São Pedro, ¡rogai por nós!


HOMEM E NATUREZA

Por milênios, o ser humano entendeu-se como integrante da natureza.

Sempre houve a noção de que somos um primus inter pares (primeiro entre os iguais), mas a idéia de que seríamos “sin pares” (sem iguais) jamais fora dominante até bem pouco tempo – isso, relativamente falando. A diferença é bem importante.

Por entendermos que a nossa relação com as coisas do cosmos era de iguais, isso nos obrigava a nos adequarmos, a nos ajustarmos, a dialogarmos com o Meio Ambiente. Não nos é permitido fazermos qualquer coisa. Há uma ordem, da qual também fazemos parte, que precisa ser respeitada nas nossas tentativas de suprir nossas necessidades e realizar nossos desejos.

A HUBRIS MODERNA

Houve um momento, no entanto, em que a humanidade se convenceu da possibilidade de fazer o cosmos se curvar à nossa vontade; de fazer melhor que Deus. Foi aí que o homem se viu alheio à natureza. Passamos a fazer tudo sob a premissa de que nós mandamos; de que todo o resto deve se curvar a nós.

Os jardins franceses são exemplos mais simples disso. Porém, fomos muito além de mera decoração. Fizemos barragens e aterros, construímos em encostas, mudamos cursos de rios, etc., tudo achando que não precisamos “ouvir a opinião da natureza”.

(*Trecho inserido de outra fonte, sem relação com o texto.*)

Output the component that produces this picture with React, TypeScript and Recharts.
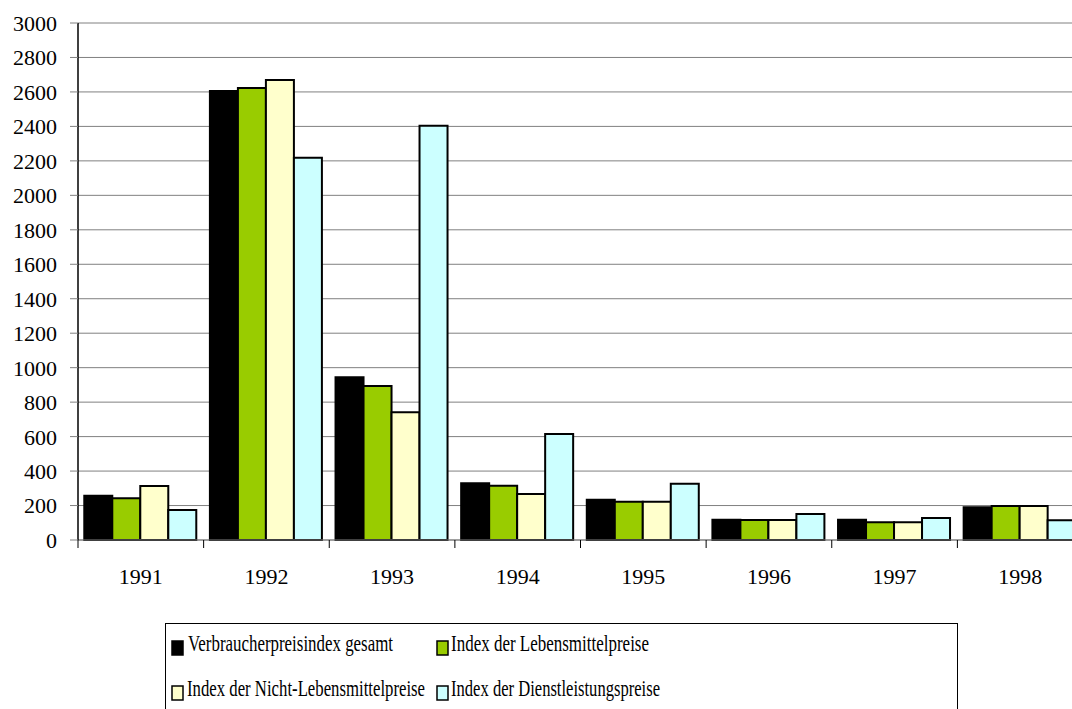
import React from "react";
import { BarChart, Bar, XAxis, YAxis, CartesianGrid } from "recharts";

const years = ["1991", "1992", "1993", "1994", "1995", "1996", "1997", "1998"];
const gesamt = [257, 2605, 944, 329, 234, 118, 118, 190];
const lebensmittel = [242, 2623, 894, 315, 222, 116, 103, 197];
const nichtLebensmittel = [313, 2669, 741, 267, 222, 116, 103, 197];
const dienstleistung = [174, 2218, 2404, 615, 327, 151, 128, 114];
const yTicks = [0, 200, 400, 600, 800, 1000, 1200, 1400, 1600, 1800, 2000, 2200, 2400, 2600, 2800, 3000];

const series = [
  { key: "gesamt", name: "Verbraucherpreisindex gesamt", color: "#000000", values: gesamt },
  { key: "lebensmittel", name: "Index der Lebensmittelpreise", color: "#99CC00", values: lebensmittel },
  { key: "nicht", name: "Index der Nicht-Lebensmittelpreise", color: "#FFFFCC", values: nichtLebensmittel },
  { key: "dienst", name: "Index der Dienstleistungspreise", color: "#CCFFFF", values: dienstleistung },
];

const data = years.map((y, i) => {
  const row: Record<string, any> = { year: y };
  series.forEach((s) => (row[s.key] = s.values[i]));
  return row;
});

const FONT = "'Liberation Serif', 'Times New Roman', Times, serif";

const XTick = (props: any) => {
  const { x, y, payload } = props;
  const off = payload && payload.offset ? payload.offset : 0;
  return (
    <g>
      <line x1={x - off} x2={x - off} y1={y - 8} y2={y} stroke="#000" strokeWidth={1} />
      <text x={x} y={y + 36} textAnchor="middle" style={{ fontFamily: FONT }} fontSize={22} fill="#000">
        {payload.value}
      </text>
    </g>
  );
};

const YTick = (props: any) => {
  const { x, y, payload } = props;
  return (
    <text x={x} y={y} dy="0.36em" textAnchor="end" style={{ fontFamily: FONT }} fontSize={22} fill="#000">
      {payload.value}
    </text>
  );
};

const legendLayout = [
  { mx: 172, my: 641, tx: 188, ty: 651, tl: 205 },
  { mx: 437, my: 641, tx: 451, ty: 651, tl: 198 },
  { mx: 172, my: 686, tx: 187, ty: 696, tl: 238 },
  { mx: 437, my: 686, tx: 451, ty: 696, tl: 209 },
];

export default function App() {
  return (
    <div style={{ position: "absolute", left: 0, top: 0, width: 1072, height: 709, overflow: "hidden", background: "#fff", fontFamily: FONT }}>
      <BarChart
        width={1100}
        height={709}
        data={data}
        margin={{ top: 23, right: 17, left: 0, bottom: 109 }}
        barCategoryGap="5%"
        barGap={0}
      >
        <CartesianGrid vertical={false} stroke="#808080" strokeWidth={1} />
        <XAxis
          dataKey="year"
          height={60}
          axisLine={{ stroke: "#808080", strokeWidth: 1 }}
          tickLine={false}
          tickSize={8}
          tickMargin={0}
          tick={<XTick />}
          interval={0}
        />
        <YAxis
          width={78}
          domain={[0, 3000]}
          ticks={yTicks}
          interval={0}
          axisLine={{ stroke: "#000", strokeWidth: 1.5 }}
          tickLine={{ stroke: "#808080" }}
          tickSize={8}
          tickMargin={13}
          tick={<YTick />}
        />
        {series.map((s) => (
          <Bar
            key={s.key}
            dataKey={s.key}
            name={s.name}
            fill={s.color}
            stroke="#000"
            strokeWidth={2}
            isAnimationActive={false}
          />
        ))}
      </BarChart>
      <svg width={1072} height={709} style={{ position: "absolute", left: 0, top: 0, pointerEvents: "none" }}>
        <rect x={165.5} y={623.5} width={792} height={100} fill="none" stroke="#000" strokeWidth={1} />
        {series.map((s, i) => {
          const l = legendLayout[i];
          return (
            <g key={s.key}>
              <rect x={l.mx} y={l.my} width={11} height={14} fill={s.color} stroke="#000" strokeWidth={1.5} />
              <text
                x={l.tx}
                y={l.ty}
                style={{ fontFamily: FONT }}
                fontSize={24}
                fill="#000"
                textLength={l.tl}
                lengthAdjust="spacingAndGlyphs"
              >
                {s.name}
              </text>
            </g>
          );
        })}
      </svg>
    </div>
  );
}
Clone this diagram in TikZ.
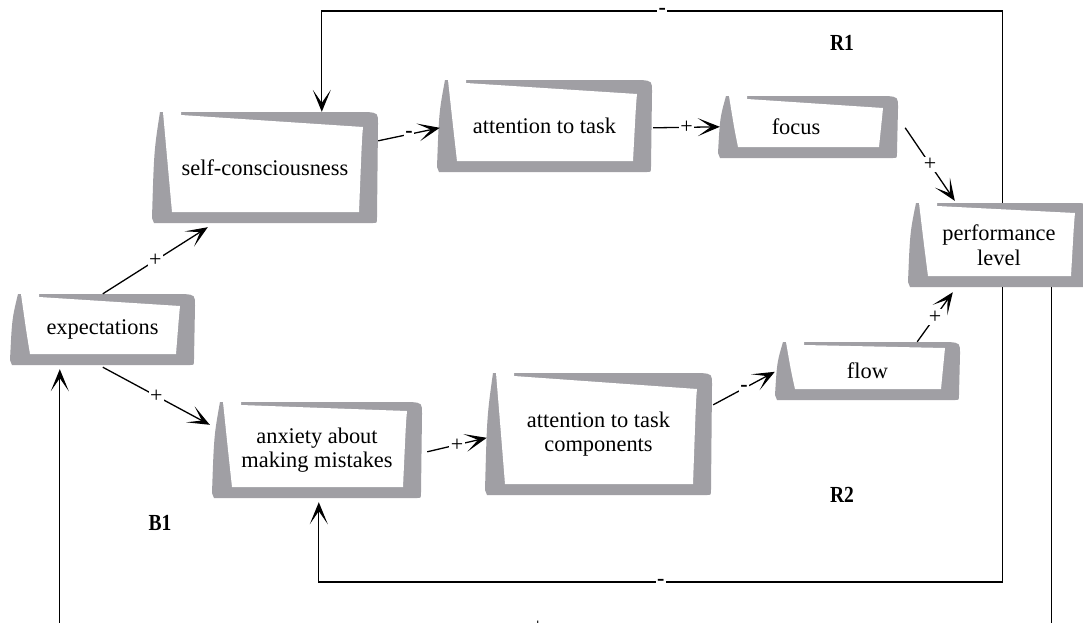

Realizamos coisas absolutamente grandiosas; verdadeiras maravilhas. Porém, também fizemos muitas m… absolutamente evitáveis.

Cá estamos.

REFLEXÃO

¿O quanto essa tragédia gaúcha não poderia ter sido minimizada se tivéssemos mais cautela com a urbanização, para ficar em apenas um exemplo?

Deixo a reflexão aos leitores. Até a próxima.

2 COMENTÁRIOS

  1. Há que se crer que, assim que baixarem um pouco as águas e os maus ânimos – totalmente cabíveis – toda a população brasileira, ou quase, terá aprendido o quanto deve fiscalizar o uso do seu dinheiro, tanto como deve cobrar sim, o seus representantes nas três esferas.
    Afinal, quem está salvando seus iguais? O Estado? Quem juntou forças e realmente partiu imediatamente para a ação, ainda que desordenada, para salvar vidas, sem se preocupar com a conta no banco? O Estado?